What you need to do => Open with the line that has "What Plotly code"; close with the line that has "import plotly.graph_objects as go". Retype those lines exactly, images excluded.

Dataset records =>
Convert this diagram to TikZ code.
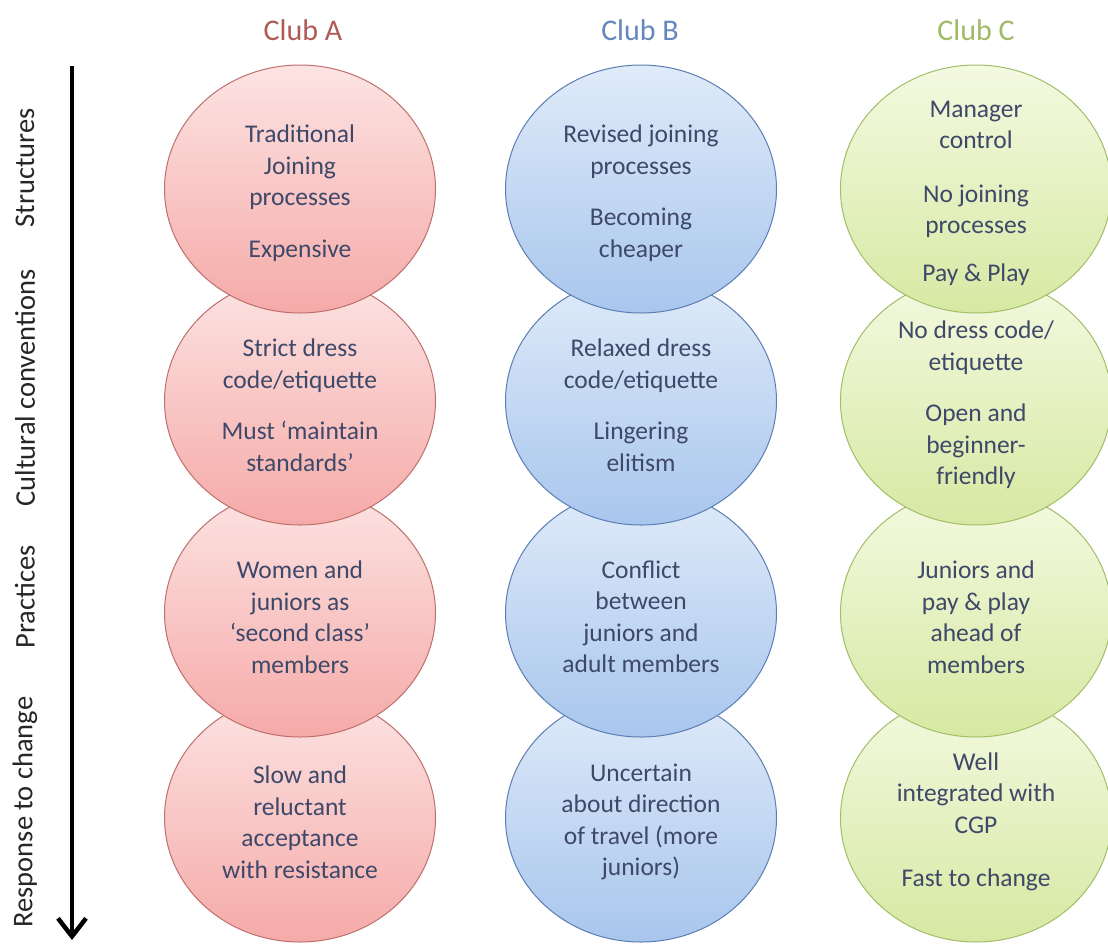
\documentclass[tikz,border=0pt]{standalone}
\usepackage{fontspec}
\setmainfont{Carlito}
\usetikzlibrary{shapes.geometric,arrows.meta}
\definecolor{txt}{RGB}{62,72,105}
\definecolor{redtop}{RGB}{252,228,227}
\definecolor{redbot}{RGB}{245,170,168}
\definecolor{redline}{RGB}{190,112,110}
\definecolor{bluetop}{RGB}{224,235,249}
\definecolor{bluebot}{RGB}{168,198,237}
\definecolor{blueline}{RGB}{92,126,180}
\definecolor{greentop}{RGB}{244,249,224}
\definecolor{greenbot}{RGB}{214,233,163}
\definecolor{greenline}{RGB}{162,190,104}
\definecolor{heada}{RGB}{176,90,88}
\definecolor{headb}{RGB}{100,135,190}
\definecolor{headc}{RGB}{160,186,102}
\begin{document}
\begin{tikzpicture}[x=1pt,y=-1pt,
  blob/.style={ellipse, minimum width=271pt, minimum height=248pt, inner sep=0pt, line width=1pt},
  redblob/.style={blob, draw=redline, top color=redtop, bottom color=redbot},
  blueblob/.style={blob, draw=blueline, top color=bluetop, bottom color=bluebot},
  greenblob/.style={blob, draw=greenline, top color=greentop, bottom color=greenbot},
  body/.style={align=center, text=txt, font=\fontsize{25.5}{31.5}\selectfont, inner sep=0pt, yshift=-4pt},
  head/.style={font=\fontsize{30}{36}\selectfont},
  side/.style={rotate=90, font=\fontsize{28.5}{34}\selectfont, text=black!85},
  axis/.style={line width=4.5pt, -{Straight Barb[length=18pt,width=28pt]}}
]
\useasboundingbox (0,0) rectangle (1108,943);
\fill[white] (0,0) rectangle (1108,943);

% headings
\node[head, text=heada] (ha) at (303,30) {Club A};
\node[head, text=headb] (hb) at (640,30) {Club B};
\node[head, text=headc] (hc) at (976,30) {Club C};

% side labels
\node[side] (s1) at (25,168) {Structures};
\node[side] (s2) at (25,388) {Cultural conventions};
\node[side] (s3) at (25,597) {Practices};
\node[side] (s4) at (25,812) {Response to change};

% axis arrow
\coordinate (atop) at (72,66);
\coordinate (abot) at (72,940);
\draw[axis] (atop) -- (abot);

% circles, bottom row first so upper rows overlap lower ones
\foreach \r/\y in {4/818,3/613,2/401,1/189}{
  \node[redblob] (a\r) at (300,\y) {};
  \node[blueblob] (b\r) at (641,\y) {};
  \node[greenblob] (c\r) at (976,\y) {};
}

% texts
\node[body] (ta1) at (a1) {Traditional\\Joining\\processes\\[20pt]Expensive};
\node[body] (ta2) at (a2) {Strict dress\\code/etiquette\\[20pt]Must ‘maintain\\standards’};
\node[body] (ta3) at (a3) {Women and\\juniors as\\‘second class’\\members};
\node[body] (ta4) at (a4) {Slow and\\reluctant\\acceptance\\with resistance};

\node[body] (tb1) at (b1) {Revised joining\\processes\\[20pt]Becoming\\cheaper};
\node[body] (tb2) at (b2) {Relaxed dress\\code/etiquette\\[20pt]Lingering\\elitism};
\node[body] (tb3) at (b3) {Conflict\\between\\juniors and\\adult members};
\node[body] (tb4) at (b4) {Uncertain\\about direction\\of travel (more\\juniors)};

\node[body] (tc1) at (c1) {Manager\\control\\[22pt]No joining\\processes\\[16pt]Pay \& Play};
\node[body] (tc2) at (c2) {No dress code/\\etiquette\\[20pt]Open and\\beginner-\\friendly};
\node[body] (tc3) at (c3) {Juniors and\\pay \& play\\ahead of\\members};
\node[body] (tc4) at (c4) {Well\\integrated with\\CGP\\[22pt]Fast to change};
\end{tikzpicture}
\end{document}
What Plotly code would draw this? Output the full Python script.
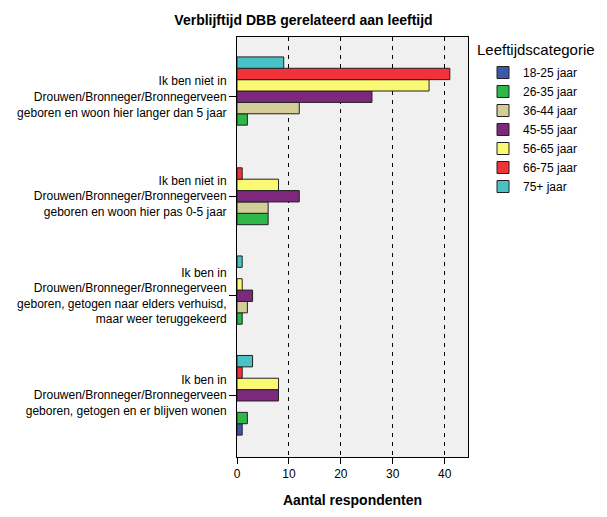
import plotly.graph_objects as go

categories = [
    "Ik ben niet in<br>Drouwen/Bronneger/Bronnegerveen<br>geboren en woon hier langer dan 5 jaar",
    "Ik ben niet in<br>Drouwen/Bronneger/Bronnegerveen<br>geboren en woon hier pas 0-5 jaar",
    "Ik ben in<br>Drouwen/Bronneger/Bronnegerveen<br>geboren, getogen naar elders verhuisd,<br>maar weer teruggekeerd",
    "Ik ben in<br>Drouwen/Bronneger/Bronnegerveen<br>geboren, getogen en er blijven wonen",
]
age_groups = ["18-25 jaar", "26-35 jaar", "36-44 jaar", "45-55 jaar", "56-65 jaar", "66-75 jaar", "75+ jaar"]
v_18_25 = [0, 0, 0, 1]
v_26_35 = [2, 6, 1, 2]
v_36_44 = [12, 6, 2, 0]
v_45_55 = [26, 12, 3, 8]
v_56_65 = [37, 8, 1, 8]
v_66_75 = [41, 1, 0, 1]
v_75plus = [9, 0, 1, 3]
series = [v_18_25, v_26_35, v_36_44, v_45_55, v_56_65, v_66_75, v_75plus]
colors = ["#3E58AC", "#2EB848", "#D3CE97", "#7C287D", "#FBF873", "#EF3338", "#48C2C5"]
x_ticks = [0, 10, 20, 30, 40]

FONT = "Arial, Liberation Sans, sans-serif"
L, R, T, B = 237, 139, 37, 54
PW, PH = 607 - L - R, 517 - T - B

fig = go.Figure()
for name, vals, col in zip(age_groups, series, colors):
    fig.add_trace(go.Bar(
        y=categories, x=[v if v else None for v in vals], name=name, orientation="h",
        marker=dict(color=col, line=dict(color="#222222", width=1)),
    ))

fig.update_layout(
    width=607, height=517,
    margin=dict(l=L, r=R, t=T, b=B),
    paper_bgcolor="white", plot_bgcolor="#F0F0F0",
    barmode="group", bargap=0.2, bargroupgap=0,
    font=dict(family=FONT, size=12, color="black"),
    title=dict(text="<b>Verblijftijd DBB gerelateerd aan leeftijd</b>",
               x=0.5, xref="container", xanchor="center",
               y=1 - 20 / 517, yref="container", yanchor="middle",
               font=dict(family=FONT, size=14, color="black")),
    showlegend=True,
    legend=dict(traceorder="normal", xref="container", yref="container",
                x=483 / 607, xanchor="left", y=1 - 58 / 517, yanchor="top",
                font=dict(family=FONT, size=12, color="black"),
                bgcolor="rgba(0,0,0,0)", itemwidth=30),
    annotations=[dict(text="Leeftijdscategorie", xref="paper", yref="paper",
                      x=(475 - L) / PW, y=1 - (50 - T) / PH, xanchor="left", yanchor="middle",
                      showarrow=False, font=dict(family=FONT, size=15, color="black"))],
)
fig.update_xaxes(
    range=[0, 44.5], tickvals=x_ticks, ticks="outside", ticklen=6, tickcolor="black",
    showline=True, linecolor="black", linewidth=1, mirror=True,
    showgrid=True, gridcolor="black", griddash="4px,5px", gridwidth=1,
    zeroline=False,
    title=dict(text="<b>Aantal respondenten</b>", font=dict(family=FONT, size=14), standoff=14),
    tickfont=dict(family=FONT, size=12),
)
fig.update_yaxes(
    type="category", categoryorder="array", categoryarray=categories[::-1],
    range=[-0.62, 3.6], ticks="outside", ticklen=7, tickcolor="black",
    showline=True, linecolor="black", linewidth=1, mirror=True,
    showgrid=False, zeroline=False, tickfont=dict(family=FONT, size=12),
)
fig.write_html("out.html", config={"displayModeBar": False},
               post_script="document.body.style.margin='0';")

Exercise result =>
What Plotly code would draw this? Output the full Python script.
import plotly.graph_objects as go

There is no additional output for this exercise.